Los perros de Mario Dávalos y los míos pelean en la madrugada. Nunca se hacen daño, solo juegan a que libran encarnizadas batallas a través de las cercas. Una noche, sin embargo, sentí que todos estaban del mismo lado. Nunca supimos cómo los Dávalos habían entrado al territorio de los Venegas.
Luego, una tarde en que Diana y yo salimos a caminar por los senderos de Quintas del Bosque, Buck nos dio alcance. Buscamos en toda la cerca del frente, por donde suponíamos que se había escapado, y solo encontramos una pequeña brecha. “No fue por aquí, no”, nos advirtió Alito tajante.

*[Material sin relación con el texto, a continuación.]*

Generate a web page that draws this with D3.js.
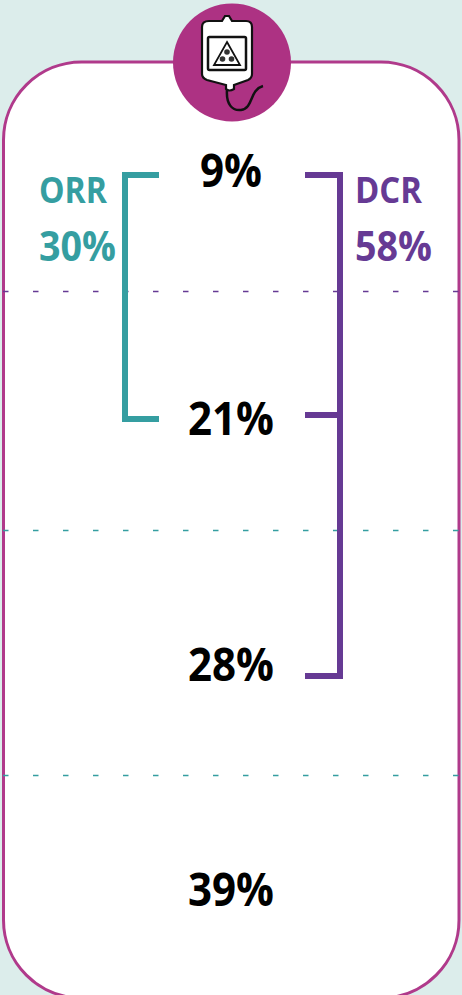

Desconcertada, Diana le preguntó por qué estaba tan seguro. “No hay pelos en el alambre”, se limitó a responder. A pesar de que suelo confiar en su instinto de montero, esa vez le pedí que tapara el hoyo con un pedazo de malla. No puso objeciones, pero hizo el trabajo convencido de que era en vano.
—Todavía no hemos encontrado por donde se escapa Boss (así él llama a Buck) —me recordó ayer.
—No se ha vuelto a ir —alardeé.
—¡Bueh! —dijo mientras se encogía de hombros.
Hoy Diana y yo salimos a caminar otra vez y, al poco rato, Buck nos dio alcance. Volvimos a casa frustrados, pero decididos a encontrar la vía de escape. Diana se quedó adentro y yo salí silbando. No pudo resistir la tentación, corrió a la cerca del fondo y salto por un hoyo.
—¡Ya vi por donde es! —Me gritó Diana.
Al parecer fueron los perros de Mario, que en una de las peleas se lanzaron contra la cerca y abrieron un boquete. Alito tenía razón, el alambre estaba lleno de pelos. Ya sé lo que me va a decir mañana cuando le diga: “Adió, es que usted tiene que haceime caso”. Esas serán sus únicas palabras, antes de irse alicate en mano.